## Goal
From the first line of the listing below, retype each line up to and including the one with "302, 272, 252];"; pictures stay out.

## Given information
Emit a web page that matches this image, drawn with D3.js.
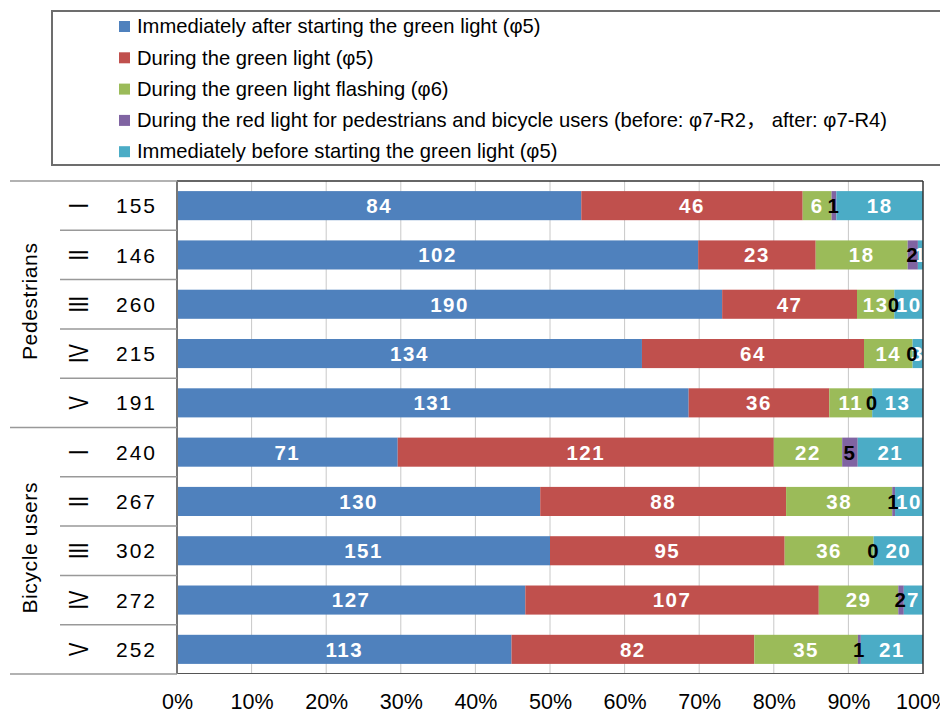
<!DOCTYPE html>
<html>
<head>
<meta charset="utf-8">
<script src="https://cdn.jsdelivr.net/npm/d3@7"></script>
<style>
  body { margin: 0; background: #fff; }
  svg { display: block; font-family: "Liberation Sans", Arial, "Noto Sans CJK JP", sans-serif; }
</style>
</head>
<body>
<div id="chart"></div>
<script>
// categories
const groups = ["Pedestrians", "Bicycle users"];
const phases = ["I", "II", "III", "IV", "V"];
const totals = [155, 146, 260, 215, 191, 240, 267, 302, 272, 252];

// series (counts per row, pedestrians first then bicycle users)
const seriesNames = [
  "Immediately after starting the green light (\u03c65)",
  "During the green light (\u03c65)",
  "During the green light flashing (\u03c66)",
  "During the red light for pedestrians and bicycle users (before: \u03c67-R2\uff0c after: \u03c67-R4)",
  "Immediately before starting the green light (\u03c65)"
];
const afterStart  = [84, 102, 190, 134, 131, 71, 130, 151, 127, 113];
const duringGreen = [46, 23, 47, 64, 36, 121, 88, 95, 107, 82];
const flashing    = [6, 18, 13, 14, 11, 22, 38, 36, 29, 35];
const redLight    = [1, 2, 0, 0, 0, 5, 1, 0, 2, 1];
const beforeStart = [18, 1, 10, 3, 13, 21, 10, 20, 7, 21];

const xTicks = [0, 0.1, 0.2, 0.3, 0.4, 0.5, 0.6, 0.7, 0.8, 0.9, 1];

const colors = ["#4F81BD", "#C0504D", "#9BBB59", "#8064A2", "#4BACC6"];
const labelColors = ["#fff", "#fff", "#fff", "#000", "#fff"];

const W = 940, H = 715;
const svg = d3.select("#chart").append("svg")
  .attr("width", W).attr("height", H);

// build rows
const allSeries = [afterStart, duringGreen, flashing, redLight, beforeStart];
const rows = totals.map((t, i) => {
  const r = { id: i, total: t, group: i < 5 ? 0 : 1, phase: phases[i % 5] };
  allSeries.forEach((s, k) => r["s" + k] = s[i]);
  return r;
});
const keys = allSeries.map((s, k) => "s" + k);
const stacked = d3.stack().keys(keys)
  .value((d, key) => d[key] / d.total)(rows);

const x = d3.scaleLinear().domain([0, 1]).range([177, 923]);
const y = d3.scaleBand().domain(rows.map(d => d.id))
  .range([181, 674]).paddingInner(0.41).paddingOuter(0.205);

// gridlines
svg.append("g")
  .selectAll("line").data(xTicks.slice(1, -1)).enter()
  .append("line")
  .attr("x1", d => x(d)).attr("x2", d => x(d))
  .attr("y1", 181).attr("y2", 674)
  .attr("stroke", "#c8c8c8").attr("stroke-width", 1);

// bars
svg.append("g").selectAll("g").data(stacked).enter()
  .append("g").attr("fill", (d, k) => colors[k])
  .selectAll("rect").data(d => d).enter()
  .append("rect")
  .attr("x", d => x(d[0]))
  .attr("width", d => x(d[1]) - x(d[0]))
  .attr("y", d => y(d.data.id))
  .attr("height", y.bandwidth());

// labels (purple series drawn last so it sits on top)
const labelOrder = [0, 1, 2, 4, 3];
labelOrder.forEach(k => {
  svg.append("g").selectAll("text").data(stacked[k]).enter()
    .append("text")
    .attr("x", d => (x(d[0]) + x(d[1])) / 2)
    .attr("y", d => y(d.data.id) + y.bandwidth() / 2)
    .attr("dy", "0.36em")
    .attr("text-anchor", "middle")
    .attr("font-size", 20.5)
    .attr("font-weight", "bold")
    .attr("letter-spacing", 1.5)
    .attr("fill", labelColors[k])
    .text(d => d.data["s" + k]);
});

// plot border
svg.append("line").attr("x1", 177).attr("x2", 923).attr("y1", 181).attr("y2", 181)
  .attr("stroke", "#333").attr("stroke-width", 1.5);
svg.append("line").attr("x1", 923).attr("x2", 923).attr("y1", 181).attr("y2", 674)
  .attr("stroke", "#333").attr("stroke-width", 1.5);
svg.append("line").attr("x1", 177).attr("x2", 923).attr("y1", 673.5).attr("y2", 673.5)
  .attr("stroke", "#555").attr("stroke-width", 1);
svg.append("line").attr("x1", 177).attr("x2", 177).attr("y1", 181).attr("y2", 674)
  .attr("stroke", "#777").attr("stroke-width", 2);

// x axis labels
const xAxis = d3.axisBottom(x).tickValues(xTicks)
  .tickFormat(d3.format(".0%")).tickSize(0).tickPadding(0);
const gx = svg.append("g").attr("transform", "translate(0,694)").call(xAxis);
gx.select(".domain").remove();
gx.selectAll("text").attr("font-size", 21.5).attr("font-family", "Liberation Sans, Arial, sans-serif")
  .attr("fill", "#000").attr("dy", "0.72em");

// left table lines
const step = y.step();
const tableLines = d3.range(0, 11).map(i => 181 + i * step);
svg.append("g").selectAll("line").data(tableLines).enter()
  .append("line")
  .attr("x1", (d, i) => (i % 5 === 0) ? 10 : 60)
  .attr("x2", 177)
  .attr("y1", d => d).attr("y2", d => d)
  .attr("stroke", "#999").attr("stroke-width", 1.5);

// group labels
svg.append("g").selectAll("text").data(groups).enter()
  .append("text")
  .attr("transform", (d, i) => `translate(37,${181 + (i * 5 + 2.5) * step - 3}) rotate(-90)`)
  .attr("text-anchor", "middle")
  .attr("font-size", 21)
  .attr("letter-spacing", 0.6)
  .text(d => d);

// phase numerals (rotated roman numerals)
svg.append("g").selectAll("text").data(rows).enter()
  .append("text")
  .attr("transform", d => `translate(78,${y(d.id) + y.bandwidth() / 2}) rotate(-90) scale(1,1.4)`)
  .attr("text-anchor", "middle")
  .attr("dy", "0.36em")
  .attr("font-size", 20)
  .text(d => d.phase);

// totals
svg.append("g").selectAll("text").data(rows).enter()
  .append("text")
  .attr("x", 157)
  .attr("y", d => y(d.id) + y.bandwidth() / 2)
  .attr("dy", "0.36em")
  .attr("text-anchor", "end")
  .attr("font-size", 21)
  .attr("letter-spacing", 2)
  .text(d => d.total);

// legend
const lg = svg.append("g");
lg.append("rect").attr("x", 52).attr("y", 11).attr("width", 950).attr("height", 154)
  .attr("fill", "#fff").attr("stroke", "#6d6d6d").attr("stroke-width", 2);
const li = lg.selectAll("g.item").data(seriesNames).enter()
  .append("g").attr("class", "item")
  .attr("transform", (d, i) => `translate(0,${26 + i * 31.3})`);
li.append("rect").attr("x", 119).attr("y", -5).attr("width", 11).attr("height", 11)
  .attr("fill", (d, i) => colors[i]);
li.append("text").attr("x", 137).attr("dy", "0.36em")
  .attr("font-size", 20.2)
  .attr("font-family", "Liberation Sans, Arial, Noto Sans CJK JP, sans-serif")
  .text(d => d);
</script>
</body>
</html>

## Solution to this task
Emit a web page that matches this image, drawn with D3.js.
<!DOCTYPE html>
<html>
<head>
<meta charset="utf-8">
<script src="https://cdn.jsdelivr.net/npm/d3@7"></script>
<style>
  body { margin: 0; background: #fff; }
  svg { display: block; font-family: "Liberation Sans", Arial, "Noto Sans CJK JP", sans-serif; }
</style>
</head>
<body>
<div id="chart"></div>
<script>
// categories
const groups = ["Pedestrians", "Bicycle users"];
const phases = ["I", "II", "III", "IV", "V"];
const totals = [155, 146, 260, 215, 191, 240, 267, 302, 272, 252];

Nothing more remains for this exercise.